▸ **Goal**: Output the data word for word, dropping every image.

▸ **Data segment**:
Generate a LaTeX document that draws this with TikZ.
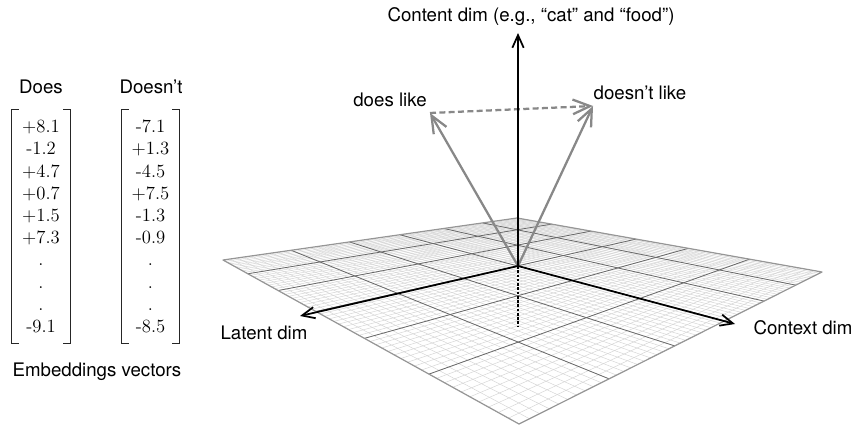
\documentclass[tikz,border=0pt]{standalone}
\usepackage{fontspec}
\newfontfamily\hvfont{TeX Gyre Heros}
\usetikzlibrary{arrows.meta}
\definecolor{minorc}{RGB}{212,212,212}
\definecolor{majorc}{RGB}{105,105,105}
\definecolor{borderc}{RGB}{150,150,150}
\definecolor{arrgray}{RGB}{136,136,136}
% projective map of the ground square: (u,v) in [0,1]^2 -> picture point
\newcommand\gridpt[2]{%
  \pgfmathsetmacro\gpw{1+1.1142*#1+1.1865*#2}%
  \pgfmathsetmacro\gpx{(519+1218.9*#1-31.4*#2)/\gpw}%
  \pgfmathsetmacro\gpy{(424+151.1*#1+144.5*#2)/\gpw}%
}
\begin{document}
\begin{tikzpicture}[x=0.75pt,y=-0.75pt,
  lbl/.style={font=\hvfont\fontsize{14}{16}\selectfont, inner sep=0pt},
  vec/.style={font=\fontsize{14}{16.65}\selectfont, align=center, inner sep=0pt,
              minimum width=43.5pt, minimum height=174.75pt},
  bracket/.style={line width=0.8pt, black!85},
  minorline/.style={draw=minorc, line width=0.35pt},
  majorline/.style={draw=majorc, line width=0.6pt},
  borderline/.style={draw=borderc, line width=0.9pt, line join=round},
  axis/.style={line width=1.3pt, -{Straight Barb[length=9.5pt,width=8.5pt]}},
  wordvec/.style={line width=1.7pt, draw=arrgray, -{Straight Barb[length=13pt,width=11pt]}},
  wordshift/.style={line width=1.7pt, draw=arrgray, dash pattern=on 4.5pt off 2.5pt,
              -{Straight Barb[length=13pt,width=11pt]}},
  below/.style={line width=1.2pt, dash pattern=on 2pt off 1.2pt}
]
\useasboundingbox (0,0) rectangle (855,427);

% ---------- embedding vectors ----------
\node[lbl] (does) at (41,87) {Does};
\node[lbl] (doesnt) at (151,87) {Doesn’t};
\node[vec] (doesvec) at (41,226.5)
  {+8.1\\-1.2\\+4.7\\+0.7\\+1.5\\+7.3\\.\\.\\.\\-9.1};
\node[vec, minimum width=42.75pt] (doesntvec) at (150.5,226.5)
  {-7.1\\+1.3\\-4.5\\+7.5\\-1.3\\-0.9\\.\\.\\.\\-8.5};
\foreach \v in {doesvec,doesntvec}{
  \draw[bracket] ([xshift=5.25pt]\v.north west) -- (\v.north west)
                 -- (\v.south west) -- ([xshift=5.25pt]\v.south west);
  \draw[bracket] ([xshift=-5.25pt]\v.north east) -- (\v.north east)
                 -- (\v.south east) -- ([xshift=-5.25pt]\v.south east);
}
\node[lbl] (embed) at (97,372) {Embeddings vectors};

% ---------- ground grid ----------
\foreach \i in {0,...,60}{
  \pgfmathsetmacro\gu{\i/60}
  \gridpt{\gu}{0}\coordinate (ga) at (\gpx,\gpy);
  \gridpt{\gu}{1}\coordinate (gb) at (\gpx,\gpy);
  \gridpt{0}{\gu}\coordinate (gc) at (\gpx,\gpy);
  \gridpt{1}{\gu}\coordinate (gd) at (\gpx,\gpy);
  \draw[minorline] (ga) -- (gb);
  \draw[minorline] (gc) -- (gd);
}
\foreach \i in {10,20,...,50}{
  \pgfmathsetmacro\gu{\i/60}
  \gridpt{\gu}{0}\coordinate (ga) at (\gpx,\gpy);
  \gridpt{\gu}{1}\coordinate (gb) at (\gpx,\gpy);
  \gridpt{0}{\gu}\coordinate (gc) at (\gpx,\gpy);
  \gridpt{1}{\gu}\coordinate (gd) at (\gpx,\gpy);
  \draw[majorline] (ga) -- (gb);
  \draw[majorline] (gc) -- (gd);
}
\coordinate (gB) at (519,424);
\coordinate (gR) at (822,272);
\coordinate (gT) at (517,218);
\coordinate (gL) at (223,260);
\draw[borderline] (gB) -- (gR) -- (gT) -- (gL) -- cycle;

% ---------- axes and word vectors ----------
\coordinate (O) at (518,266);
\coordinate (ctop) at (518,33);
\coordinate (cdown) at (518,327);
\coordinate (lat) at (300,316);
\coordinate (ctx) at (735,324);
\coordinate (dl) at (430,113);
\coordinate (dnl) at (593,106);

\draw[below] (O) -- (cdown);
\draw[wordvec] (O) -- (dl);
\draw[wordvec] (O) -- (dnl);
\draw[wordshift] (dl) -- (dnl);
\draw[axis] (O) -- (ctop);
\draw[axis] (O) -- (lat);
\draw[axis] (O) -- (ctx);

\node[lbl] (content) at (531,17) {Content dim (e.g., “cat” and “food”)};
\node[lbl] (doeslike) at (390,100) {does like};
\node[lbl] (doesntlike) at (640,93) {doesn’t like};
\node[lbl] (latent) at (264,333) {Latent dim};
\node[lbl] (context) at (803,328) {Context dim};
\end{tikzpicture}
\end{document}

▸ **Task solution**:
Generate a LaTeX document that draws this with TikZ.
\documentclass[tikz,border=0pt]{standalone}
\usepackage{fontspec}
\newfontfamily\hvfont{TeX Gyre Heros}
\usetikzlibrary{arrows.meta}
\definecolor{minorc}{RGB}{212,212,212}
\definecolor{majorc}{RGB}{105,105,105}
\definecolor{borderc}{RGB}{150,150,150}
\definecolor{arrgray}{RGB}{136,136,136}
% projective map of the ground square: (u,v) in [0,1]^2 -> picture point
\newcommand\gridpt[2]{%
  \pgfmathsetmacro\gpw{1+1.1142*#1+1.1865*#2}%
  \pgfmathsetmacro\gpx{(519+1218.9*#1-31.4*#2)/\gpw}%
  \pgfmathsetmacro\gpy{(424+151.1*#1+144.5*#2)/\gpw}%
}
\begin{document}
\begin{tikzpicture}[x=0.75pt,y=-0.75pt,
  lbl/.style={font=\hvfont\fontsize{14}{16}\selectfont, inner sep=0pt},
  vec/.style={font=\fontsize{14}{16.65}\selectfont, align=center, inner sep=0pt,
              minimum width=43.5pt, minimum height=174.75pt},
  bracket/.style={line width=0.8pt, black!85},
  minorline/.style={draw=minorc, line width=0.35pt},
  majorline/.style={draw=majorc, line width=0.6pt},
  borderline/.style={draw=borderc, line width=0.9pt, line join=round},
  axis/.style={line width=1.3pt, -{Straight Barb[length=9.5pt,width=8.5pt]}},
  wordvec/.style={line width=1.7pt, draw=arrgray, -{Straight Barb[length=13pt,width=11pt]}},
  wordshift/.style={line width=1.7pt, draw=arrgray, dash pattern=on 4.5pt off 2.5pt,
              -{Straight Barb[length=13pt,width=11pt]}},
  below/.style={line width=1.2pt, dash pattern=on 2pt off 1.2pt}
]
\useasboundingbox (0,0) rectangle (855,427);

% ---------- embedding vectors ----------
\node[lbl] (does) at (41,87) {Does};
\node[lbl] (doesnt) at (151,87) {Doesn’t};
\node[vec] (doesvec) at (41,226.5)
  {+8.1\\-1.2\\+4.7\\+0.7\\+1.5\\+7.3\\.\\.\\.\\-9.1};
\node[vec, minimum width=42.75pt] (doesntvec) at (150.5,226.5)
  {-7.1\\+1.3\\-4.5\\+7.5\\-1.3\\-0.9\\.\\.\\.\\-8.5};
\foreach \v in {doesvec,doesntvec}{
  \draw[bracket] ([xshift=5.25pt]\v.north west) -- (\v.north west)
                 -- (\v.south west) -- ([xshift=5.25pt]\v.south west);
  \draw[bracket] ([xshift=-5.25pt]\v.north east) -- (\v.north east)
                 -- (\v.south east) -- ([xshift=-5.25pt]\v.south east);
}
\node[lbl] (embed) at (97,372) {Embeddings vectors};

% ---------- ground grid ----------
\foreach \i in {0,...,60}{
  \pgfmathsetmacro\gu{\i/60}
  \gridpt{\gu}{0}\coordinate (ga) at (\gpx,\gpy);
  \gridpt{\gu}{1}\coordinate (gb) at (\gpx,\gpy);
  \gridpt{0}{\gu}\coordinate (gc) at (\gpx,\gpy);
  \gridpt{1}{\gu}\coordinate (gd) at (\gpx,\gpy);
  \draw[minorline] (ga) -- (gb);
  \draw[minorline] (gc) -- (gd);
}
\foreach \i in {10,20,...,50}{
  \pgfmathsetmacro\gu{\i/60}
  \gridpt{\gu}{0}\coordinate (ga) at (\gpx,\gpy);
  \gridpt{\gu}{1}\coordinate (gb) at (\gpx,\gpy);
  \gridpt{0}{\gu}\coordinate (gc) at (\gpx,\gpy);
  \gridpt{1}{\gu}\coordinate (gd) at (\gpx,\gpy);
  \draw[majorline] (ga) -- (gb);
  \draw[majorline] (gc) -- (gd);
}
\coordinate (gB) at (519,424);
\coordinate (gR) at (822,272);
\coordinate (gT) at (517,218);
\coordinate (gL) at (223,260);
\draw[borderline] (gB) -- (gR) -- (gT) -- (gL) -- cycle;

% ---------- axes and word vectors ----------
\coordinate (O) at (518,266);
\coordinate (ctop) at (518,33);
\coordinate (cdown) at (518,327);
\coordinate (lat) at (300,316);
\coordinate (ctx) at (735,324);
\coordinate (dl) at (430,113);
\coordinate (dnl) at (593,106);

\draw[below] (O) -- (cdown);
\draw[wordvec] (O) -- (dl);
\draw[wordvec] (O) -- (dnl);
\draw[wordshift] (dl) -- (dnl);
\draw[axis] (O) -- (ctop);
\draw[axis] (O) -- (lat);
\draw[axis] (O) -- (ctx);

\node[lbl] (content) at (531,17) {Content dim (e.g., “cat” and “food”)};
\node[lbl] (doeslike) at (390,100) {does like};
\node[lbl] (doesntlike) at (640,93) {doesn’t like};
\node[lbl] (latent) at (264,333) {Latent dim};
\node[lbl] (context) at (803,328) {Context dim};
\end{tikzpicture}
\end{document}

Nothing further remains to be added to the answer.